Comment by Tom Sarbeck on January 4, 2013 at 5:21am

Richard, fiction writers invent stuff too but their readers agree to suspend their disbelief.

A fiction writer who makes belief suspension impossible will have no readers.

In plain words, there has to be some truth in fiction.

A definition for humor tells speakers/writers how to do it: build toward an expected end and, without warning, take it away and put an unexpected end in its place.

Use care; too much surprise will stir fear, not laughter.

Comment by Richard Goscicki on January 4, 2013 at 3:16am

Tom, that was just a try at a joke.  I thought it would be funny to picture Hindu parents trying to explain to their four year old that he/she is an untouchable.  If the kid were me, I'd say, it's a fine belief system as long as I get to be the Brahman.  That's the joke. 

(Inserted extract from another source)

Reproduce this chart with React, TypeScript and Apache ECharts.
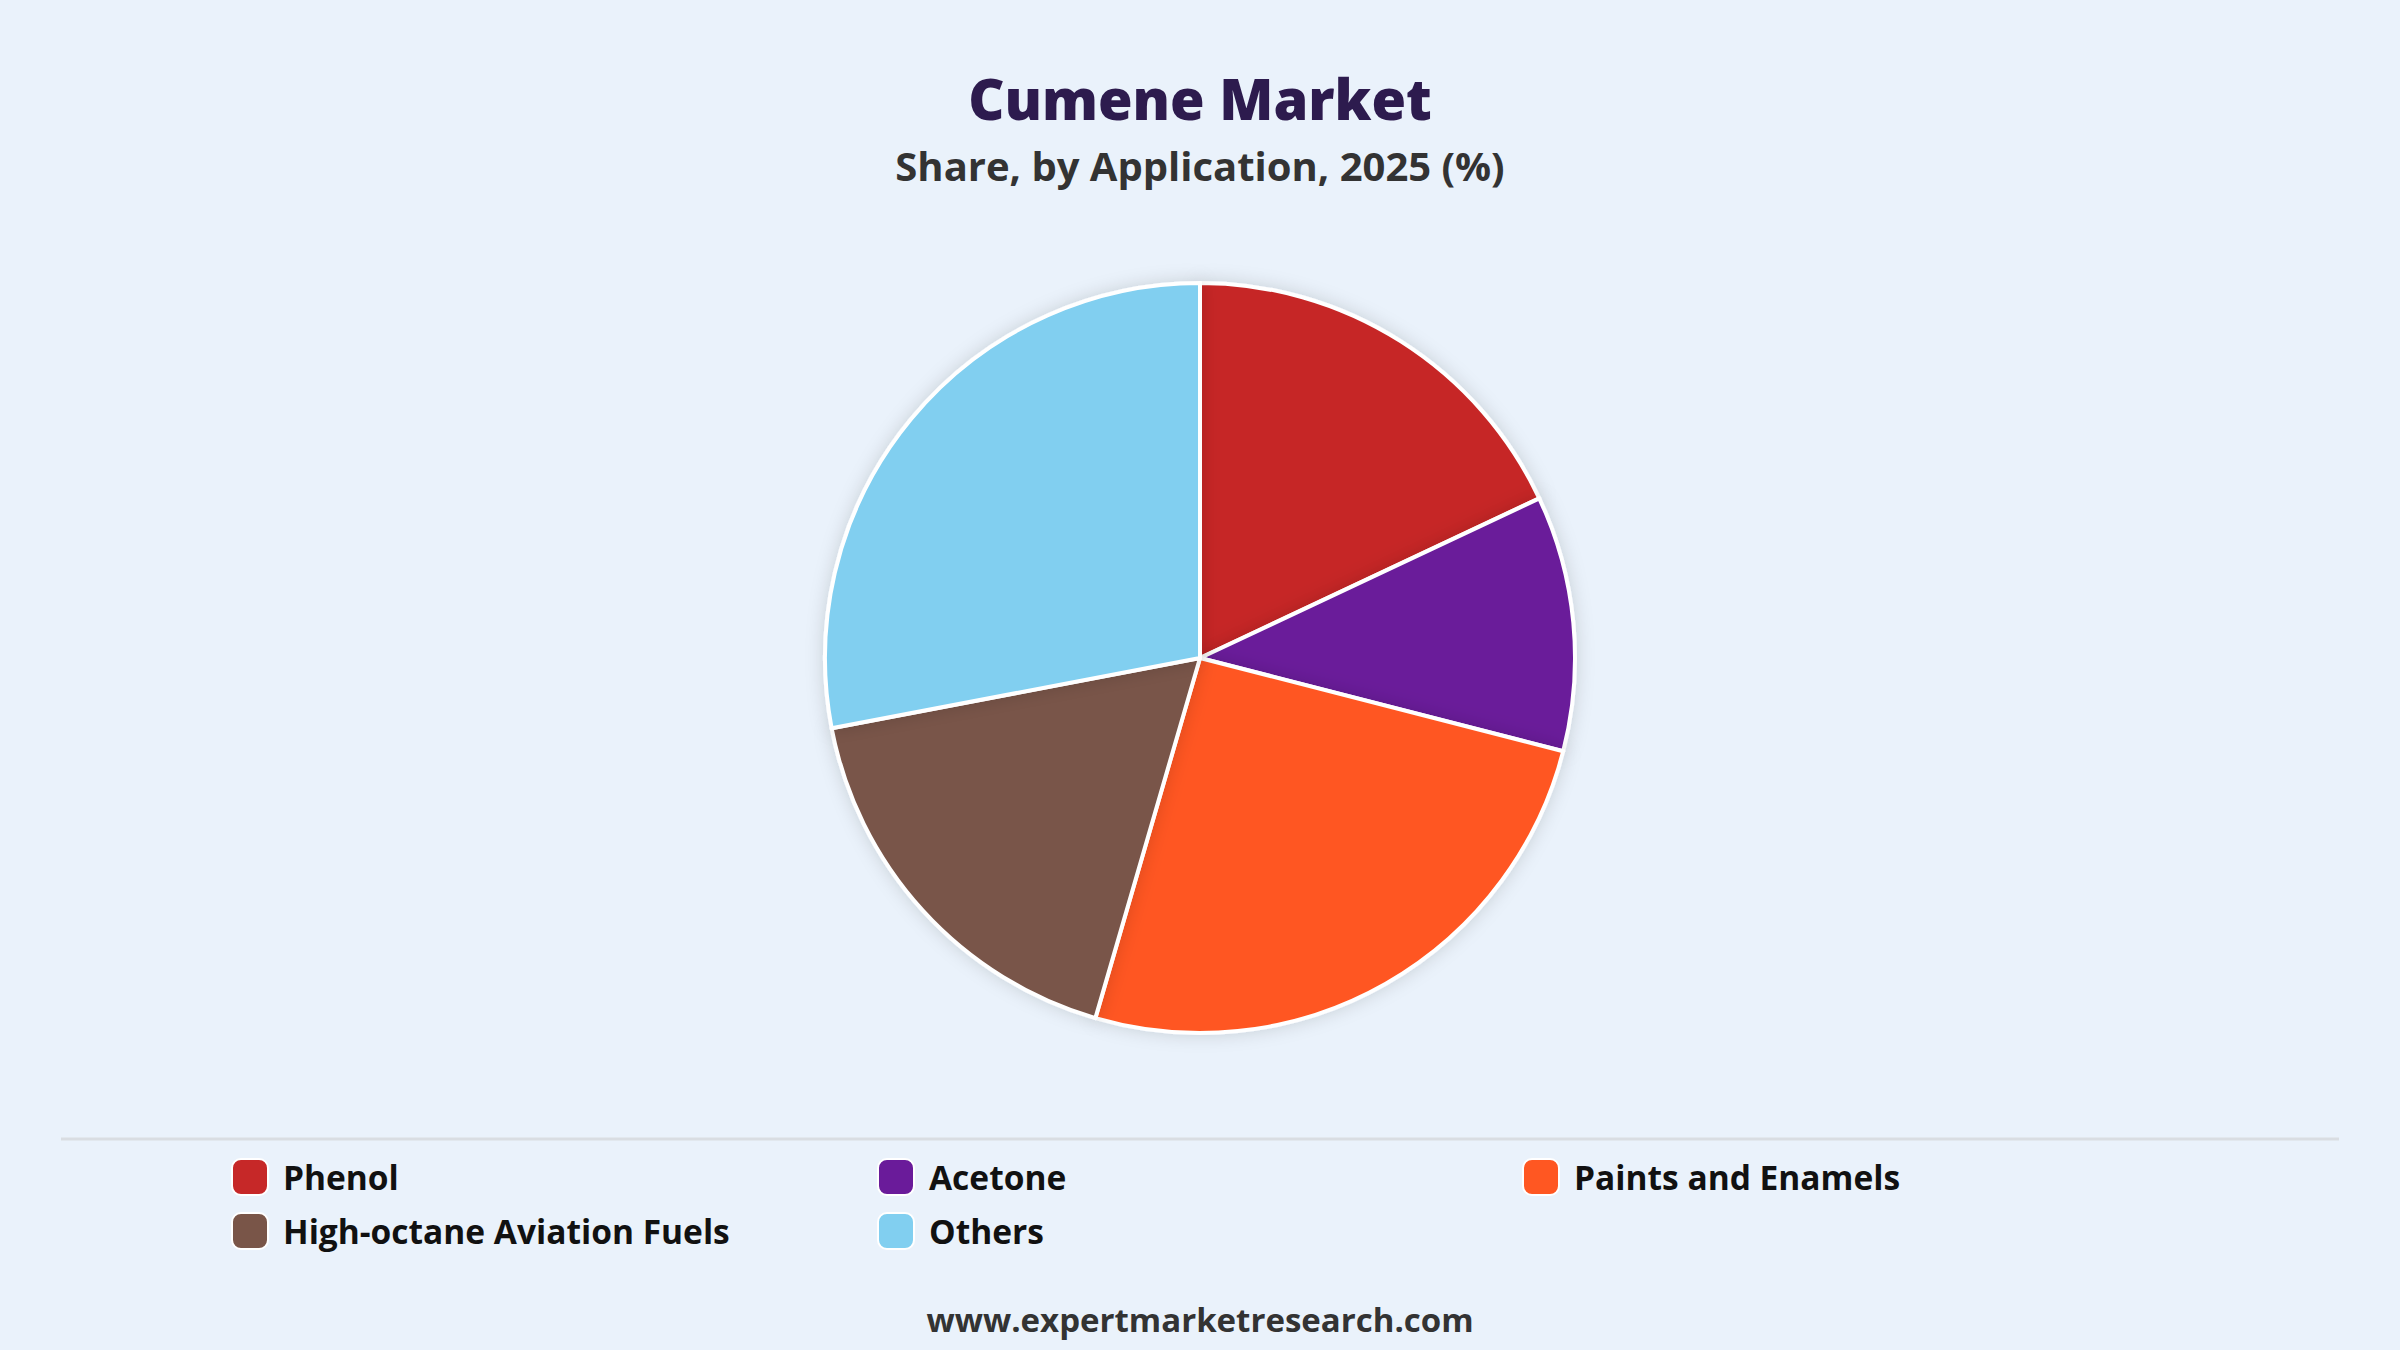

Comment by Tom Sarbeck on January 4, 2013 at 1:11am

Adding to the below post: "The Moral Judgement of Children" by Jean Piaget.

Comment by Tom Sarbeck on January 4, 2013 at 1:08am

Richard, a bit of bragging?

People who study child development have reported (as in The Moral Judgement of Children) that four-year-olds accept what their elders say.

Comment by Richard Goscicki on January 3, 2013 at 4:14pm

Hey Steph.  I’m still trying to figure out your latest comment.  About the Timothy.

The way I see it, whenever you started to say something, or tell them something, somebody came running over and insisted:  A woman must not teach, or hold authority over a man, but must "learn in silence with all subjection.

I’m trying to picture somebody telling me that if I were a lady.  For sure I’d say, “would you run that by me again, please.”  Then I believe that question would be succeeded with an avalanche of most vile imprecations, including the F word.  (Which I very rarely use.)

Here’s a good one:  Let’s say I’m born a Hindu in some rural village in India.  So I’m growing up and at a very young age, say four or five, my parents start telling me about the caste system.  They tell me I’m untouchable, and worse than that, I’m “an untouchable” permanently because I was born that way. Nothing I do can change that.  I’ll never grow out of it.

Even as a four year old I’m pretty sure what I’d say.  That’s fine, Pop, only I prefer to be of the Brahman class and you be the fucking untouchable, OK?  That’ll work.